Megan McArdle has this piece about the London fire in which she argues that it could be that installing sprinklers and other fireproofing will actually kill more people than it saves:
If it costs more to build buildings, then rents will rise. People will be forced to live in smaller spaces, perhaps farther away. Some of them, in fact, may be forced to commute by automobile, and then die in a car accident. We don’t see those costs in the same way as we see a fire’s victims; we will never know the name of the guy who was killed in a car accident because he had to live far from work because rents rose because regulators required sprinkler systems. But that is a distinction for public opinion, not for good policy making. Good regulations would take into account the proximate and distant effects.
She is careful to say she has no idea if this is actually true in this scenario, but nonetheless feels like we need to consider this possibility.
So let us actually consider this possibility and tease out its full implications, not only as it pertains to the housing of the poor, but also as it pertains to the housing of the rich.
McArdle argues that fireproofing will increase unit building costs and the negative effect this has is that people have to live farther away and commute for longer periods of time. But if this is true, then it is true of fireproofing in general. The Kensington mansions that have substantial fireproofing also have the exact same detrimental effect on rents. And so if it can be determined that those effects are so negative that fireproofing is net harmful, then fireproofing should be banned. Allowing an owner of a Kensington mansion to fireproof their home is to allow the owner to literally kill other people.
Indeed, if you are worried about the higher rents caused by fireproofing, you should also be worried about the higher rents caused by high-end amenities in general. Ban granite countertops. Ban exposed brick. Ban everything else that about a housing unit that gets rich people excited enough to pay higher rents. You can live with a laminate countertop. Others literally will not live if you install a granite one.
McArdle then goes on to argue that, separate from the issue of rents, the resources that go into fireproofing could be dedicated towards other things.
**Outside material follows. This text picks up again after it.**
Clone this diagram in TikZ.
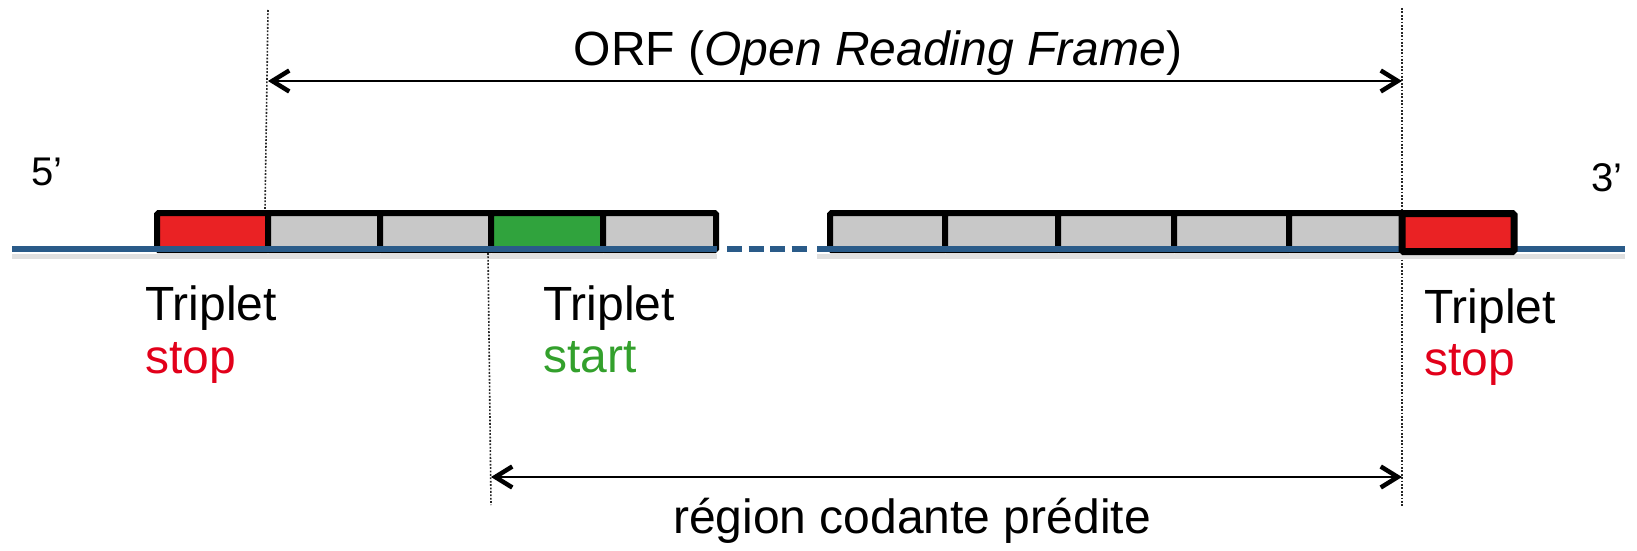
\documentclass[tikz,border=0pt]{standalone}
\usepackage{fontspec}
\setmainfont{Liberation Sans}
\usetikzlibrary{arrows.meta}
\definecolor{dnablue}{RGB}{42,91,137}
\definecolor{codred}{RGB}{234,34,36}
\definecolor{codgreen}{RGB}{48,163,61}
\definecolor{codgray}{RGB}{200,200,200}
\definecolor{labred}{RGB}{226,0,26}
\definecolor{labgreen}{RGB}{51,160,44}
\tikzset{
  codon/.style={draw=black, line width=6pt, fill=codgray, minimum height=37pt, inner sep=0pt, rounded corners=1.5pt},
  lab/.style={inner sep=0pt, anchor=base west, font=\fontsize{48}{53}\selectfont},
  endlab/.style={inner sep=0pt, anchor=base west, font=\fontsize{40}{46}\selectfont},
  guide/.style={draw=black!85, line width=1.6pt, dash pattern=on 1.8pt off 1.6pt},
  dna/.style={draw=dnablue, line width=5.5pt},
  span/.style={draw=black, line width=2.2pt, {Straight Barb[length=17pt,width=21pt,line width=4.5pt]}-{Straight Barb[length=17pt,width=21pt,line width=4.5pt]}},
}
\begin{document}
\begin{tikzpicture}[x=1pt,y=-1pt]
\useasboundingbox (0,0) rectangle (1637,551);
% guide coordinates
\coordinate (g1t) at (268,10);
\coordinate (g3t) at (1402,8);
\coordinate (g3b) at (1402,506);
\coordinate (g2b) at (491,505);
\coordinate (orfL) at (268,81);
\coordinate (orfR) at (1402,81);
\coordinate (rcL) at (491,477);
\coordinate (rcR) at (1402,477);
\coordinate (dnaA) at (12,249);
\coordinate (dnaB) at (717,249);
\coordinate (dnaC) at (727,249);
\coordinate (dnaD) at (808,249);
\coordinate (dnaE) at (817,249);
\coordinate (dnaF) at (1625,249);
% right guide (behind boxes)
\draw[guide] (g3t) -- (g3b);
% shadow of the strand
\draw[black!12, line width=5pt] (12,256) -- (717,256);
\draw[black!12, line width=5pt] (817,256) -- (1625,256);
% codons
\node[codon, fill=codred,   minimum width=111pt] (c1) at (212.5,231.5) {};
\node[codon,                minimum width=112pt] (c2) at (324,231.5) {};
\node[codon,                minimum width=111pt] (c3) at (435.5,231.5) {};
\node[codon, fill=codgreen, minimum width=112pt] (c4) at (547,231.5) {};
\node[codon,                minimum width=113pt] (c5) at (659.5,231.5) {};
\node[codon,                minimum width=115pt] (c6) at (887.5,231.5) {};
\node[codon,                minimum width=113pt] (c7) at (1001.5,231.5) {};
\node[codon,                minimum width=116pt] (c8) at (1116,231.5) {};
\node[codon,                minimum width=115pt] (c9) at (1231.5,231.5) {};
\node[codon,                minimum width=113pt] (c10) at (1345.5,231.5) {};
% strand
\draw[dna] (dnaA) -- (dnaB);
\draw[dna, dash pattern=on 15pt off 6.5pt] (dnaC) -- (dnaD);
\draw[dna] (dnaE) -- (dnaF);
% final stop codon on top of the strand
\node[codon, fill=codred, line width=7pt, minimum width=112pt, minimum height=38pt] (c11) at (1458,232.5) {};
% other guides
\draw[guide] (g1t) -- (c2.north west);
\draw[guide] (c4.south west) -- (g2b);
% spans
\draw[span] (orfL) -- (orfR);
\draw[span] (rcL) -- (rcR);
% labels
\node[lab, anchor=base] (orf) at (878,65) {ORF (\textit{Open Reading Frame})};
\node[endlab] (five) at (31,185) {5’};
\node[endlab] (three) at (1591,191) {3’};
\node[lab] (trip1) at (145,320) {Triplet};
\node[lab, text=labred] (stop1) at (145,373) {stop};
\node[lab] (trip2) at (543,320) {Triplet};
\node[lab, text=labgreen] (start2) at (543,372) {start};
\node[lab] (trip3) at (1424,323) {Triplet};
\node[lab, text=labred] (stop3) at (1424,375) {stop};
\node[lab, anchor=base] (rc) at (912,533) {région codante prédite};
\end{tikzpicture}
\end{document}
But once again, this argument is equally applicable to the fireproofing carried out by rich people. If it is a waste to use some of the country’s scarce work hours and scarce raw materials to put a sprinkler system into a public housing complex, then it is just as much of a waste to use those same hours and materials to put the system into a private housing complex. The wastefulness of a particular unit of production does not change just because the income of its consumer is higher.
As David Lammy noted: “If you want to build these buildings, then let them at least be as good as the luxury penthouses that are also being built.” The equivalence between the two with respect to fireproofing is key here. If you think the fireproofing is worth it, then it should be available across the board. If not, then it should be unavailable across the board. This is especially true if you believe, as McArdle does, that the installation of fireproofing has negative externalities because of its effects on rents. It is (arguably) one thing to hurt yourself by wastefully fireproofing; it is another to kill other people by doing so.
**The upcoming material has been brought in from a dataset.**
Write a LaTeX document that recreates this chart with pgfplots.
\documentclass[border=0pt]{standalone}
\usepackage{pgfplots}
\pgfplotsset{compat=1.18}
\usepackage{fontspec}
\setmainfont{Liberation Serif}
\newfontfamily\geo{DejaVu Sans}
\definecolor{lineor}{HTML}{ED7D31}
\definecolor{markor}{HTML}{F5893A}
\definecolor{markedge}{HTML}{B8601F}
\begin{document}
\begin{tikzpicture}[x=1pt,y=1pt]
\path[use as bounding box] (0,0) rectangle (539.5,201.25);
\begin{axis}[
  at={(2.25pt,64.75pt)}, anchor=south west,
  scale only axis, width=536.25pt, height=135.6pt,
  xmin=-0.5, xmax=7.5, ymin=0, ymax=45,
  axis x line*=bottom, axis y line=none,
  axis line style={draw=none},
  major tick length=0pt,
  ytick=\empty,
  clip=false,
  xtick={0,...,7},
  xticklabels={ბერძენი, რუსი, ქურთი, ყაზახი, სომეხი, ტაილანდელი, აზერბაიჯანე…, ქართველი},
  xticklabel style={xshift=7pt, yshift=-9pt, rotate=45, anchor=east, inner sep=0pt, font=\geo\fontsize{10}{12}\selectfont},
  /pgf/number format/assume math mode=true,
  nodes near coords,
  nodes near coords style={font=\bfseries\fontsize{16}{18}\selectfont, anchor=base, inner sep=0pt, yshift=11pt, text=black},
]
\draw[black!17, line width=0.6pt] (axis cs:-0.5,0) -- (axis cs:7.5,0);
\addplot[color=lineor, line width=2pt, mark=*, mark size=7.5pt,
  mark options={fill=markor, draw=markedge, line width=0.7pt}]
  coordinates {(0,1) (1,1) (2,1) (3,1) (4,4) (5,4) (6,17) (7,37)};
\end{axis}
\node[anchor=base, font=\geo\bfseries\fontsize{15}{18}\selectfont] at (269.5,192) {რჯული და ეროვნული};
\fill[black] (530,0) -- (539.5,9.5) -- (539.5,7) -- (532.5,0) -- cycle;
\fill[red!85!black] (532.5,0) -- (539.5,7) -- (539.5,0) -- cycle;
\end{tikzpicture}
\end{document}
Despite the fact that her argument clearly points in the direction of a universal rule on fireproofing (whether yay or nay), that is unsurprisingly not where McArdle ultimately winds up.
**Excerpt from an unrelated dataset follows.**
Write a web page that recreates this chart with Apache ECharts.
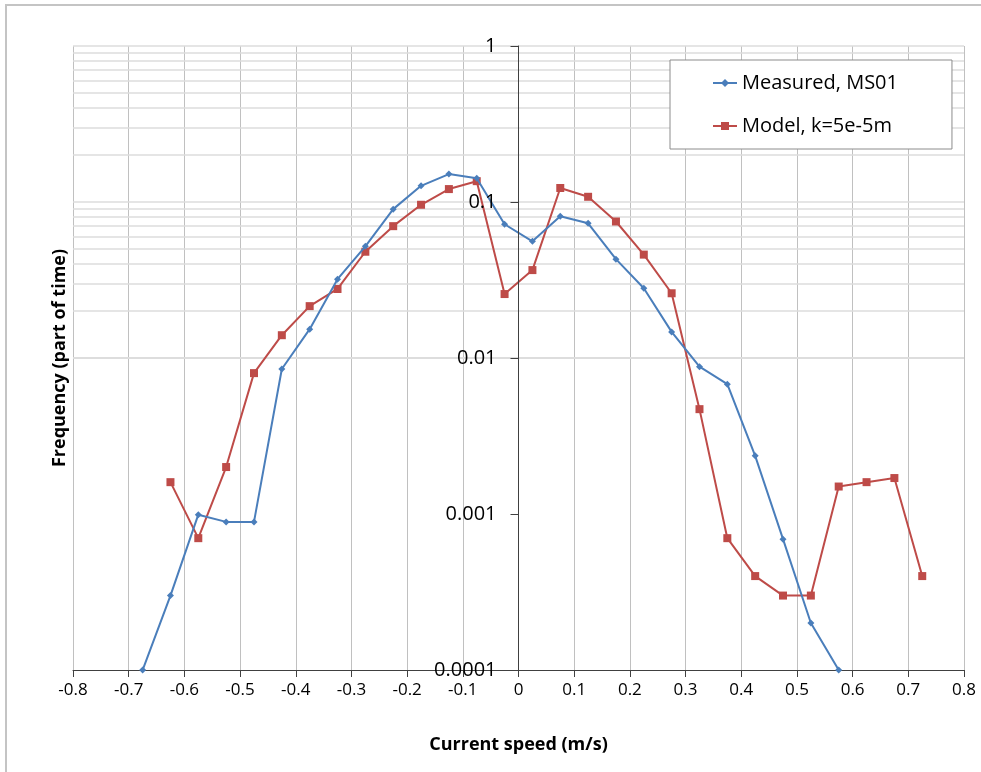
<!DOCTYPE html>
<html>
<head>
<meta charset="utf-8">
<script src="https://cdn.jsdelivr.net/npm/echarts@6/dist/echarts.min.js"></script>
<style>
  html, body { margin: 0; padding: 0; background: #fff; }
  #chart { width: 981px; height: 772px; }
</style>
</head>
<body>
<div id="chart"></div>
<script>
// bin centres (m/s)
const speedMeasured = [-0.675, -0.625, -0.575, -0.525, -0.475, -0.425, -0.375, -0.325, -0.275, -0.225, -0.175, -0.125, -0.075, -0.025,
  0.025, 0.075, 0.125, 0.175, 0.225, 0.275, 0.325, 0.375, 0.425, 0.475, 0.525, 0.575];
const freqMeasured = [0.0000999, 0.0003, 0.00099, 0.00089, 0.00089, 0.0085, 0.0153, 0.032, 0.052, 0.090, 0.127, 0.151, 0.142, 0.072,
  0.056, 0.081, 0.073, 0.043, 0.028, 0.0147, 0.0088, 0.0068, 0.00236, 0.00069, 0.0002, 0.0000999];

const speedModel = [-0.625, -0.575, -0.525, -0.475, -0.425, -0.375, -0.325, -0.275, -0.225, -0.175, -0.125, -0.075, -0.025,
  0.025, 0.075, 0.125, 0.175, 0.225, 0.275, 0.325, 0.375, 0.425, 0.475, 0.525, 0.575, 0.625, 0.675, 0.725];
const freqModel = [0.0016, 0.0007, 0.002, 0.008, 0.014, 0.0215, 0.0277, 0.048, 0.070, 0.096, 0.121, 0.136, 0.0257,
  0.0366, 0.123, 0.108, 0.075, 0.046, 0.026, 0.0047, 0.0007, 0.0004, 0.0003, 0.0003, 0.0015, 0.0016, 0.0017, 0.0004];

// y tick labels and log minor gridlines 2..9 in each decade
const yTickLabels = ['0.0001', '0.001', '0.01', '0.1', '1'];
const minorSteps = [2, 3, 4, 5, 6, 7, 8, 9];
const decades = [0.0001, 0.001, 0.01, 0.1, 1];

const FONT = '"Open Sans", "Liberation Sans", sans-serif';

let hLines = [];
decades.forEach(d => hLines.push({ yAxis: d }));
decades.slice(0, 4).forEach(d => minorSteps.forEach(m => hLines.push({ yAxis: +(d * m).toPrecision(3) })));

function pairs(xs, ys) {
  return xs.map((x, i) => [x, ys[i]]);
}

const gridLeft = 73, gridRight = 17;
const plotWidth = 981 - gridLeft - gridRight;

const myChart = echarts.init(document.getElementById('chart'));
const option = {
  animation: false,
  backgroundColor: '#fff',
  grid: { left: gridLeft, right: gridRight, top: 46, bottom: 102 },
  graphic: [
    {
      type: 'rect', z: -10, silent: true,
      shape: { x: 6, y: 5, width: 1200, height: 1000 },
      style: { fill: 'none', stroke: '#c4c4c4', lineWidth: 2 }
    },
    {
      type: 'text', x: 60, y: 358, rotation: Math.PI / 2,
      style: {
        text: 'Frequency (part of time)', font: 'bold 18px ' + FONT,
        fill: '#000', align: 'center', verticalAlign: 'middle'
      }
    }
  ],
  legend: {
    left: 670, top: 60,
    z: 20,
    orient: 'vertical',
    backgroundColor: '#fff',
    borderColor: '#8c8c8c', borderWidth: 1,
    padding: [13, 54, 13, 42],
    itemGap: 23,
    itemWidth: 24, itemHeight: 10,
    textStyle: { fontSize: 20, color: '#000', fontFamily: FONT },
    data: ['Measured, MS01', 'Model, k=5e-5m']
  },
  xAxis: {
    type: 'value', min: -0.8, max: 0.8, interval: 0.1,
    name: 'Current speed (m/s)', nameLocation: 'middle', nameGap: 66,
    nameTextStyle: { fontWeight: 'bold', fontSize: 18, color: '#000', fontFamily: FONT },
    axisLine: { onZero: false, lineStyle: { color: '#404040', width: 1 } },
    axisTick: { show: true, length: 7, lineStyle: { color: '#404040' } },
    axisLabel: {
      fontSize: 17, color: '#000', fontFamily: FONT, margin: 12,
      formatter: v => (Math.abs(v) < 1e-9 ? '0' : (+v.toFixed(1)).toString())
    },
    splitLine: { show: true, lineStyle: { color: '#c0c0c0', width: 1 } }
  },
  yAxis: {
    type: 'log', logBase: 10, min: 0.0001, max: 1,
    position: 'left',
    z: 5,
    // put the whole axis (line, ticks, labels) at speed = 0
    offset: -plotWidth / 2,
    axisLine: { show: true, onZero: false, lineStyle: { color: '#404040', width: 1 } },
    axisTick: { show: true, length: 8, inside: false, lineStyle: { color: '#404040' } },
    axisLabel: {
      fontSize: 20, color: '#000', fontFamily: FONT, margin: 22,
      formatter: v => yTickLabels[Math.round(Math.log10(v)) + 4]
    },
    splitLine: { show: false }
  },
  series: [
    {
      name: 'gridlines', type: 'line', data: [], silent: true, z: 0,
      markLine: {
        silent: true, symbol: 'none', animation: false, z: 0,
        label: { show: false },
        lineStyle: { color: '#dcdcdc', width: 1.5, type: 'solid' },
        data: hLines
      }
    },
    {
      name: 'Measured, MS01', type: 'line', clip: true, z: 3,
      data: pairs(speedMeasured, freqMeasured),
      symbol: 'diamond', symbolSize: 7,
      itemStyle: { color: '#4a7ebb' },
      lineStyle: { color: '#4a7ebb', width: 2 }
    },
    {
      name: 'Model, k=5e-5m', type: 'line', clip: true, z: 2,
      data: pairs(speedModel, freqModel),
      symbol: 'rect', symbolSize: 8,
      itemStyle: { color: '#be4b48' },
      lineStyle: { color: '#be4b48', width: 2 }
    }
  ]
};
myChart.setOption(option);
</script>
</body>
</html>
People can make their own assessments of the risks, and the price they’re willing to pay to allay them, rather than substituting the judgment of some politician or bureaucrat who will not receive the benefit or pay the cost.
After just saying that unnecessary fireproofing will kill other human beings, McArdle bizarrely reaches the conclusion that individuals should be able to decide on their own whether to do it (i.e. whether to kill other human beings). Even though there is nothing in her argument that supports the idea that fireproofing might be a wise way to allocate resources for the dwellings of the rich but not a wise way to allocate them for the dwellings of the poor, the upshot of her ultimate policy preference is precisely that: the rich will generally be safe from fire, but the poor will not.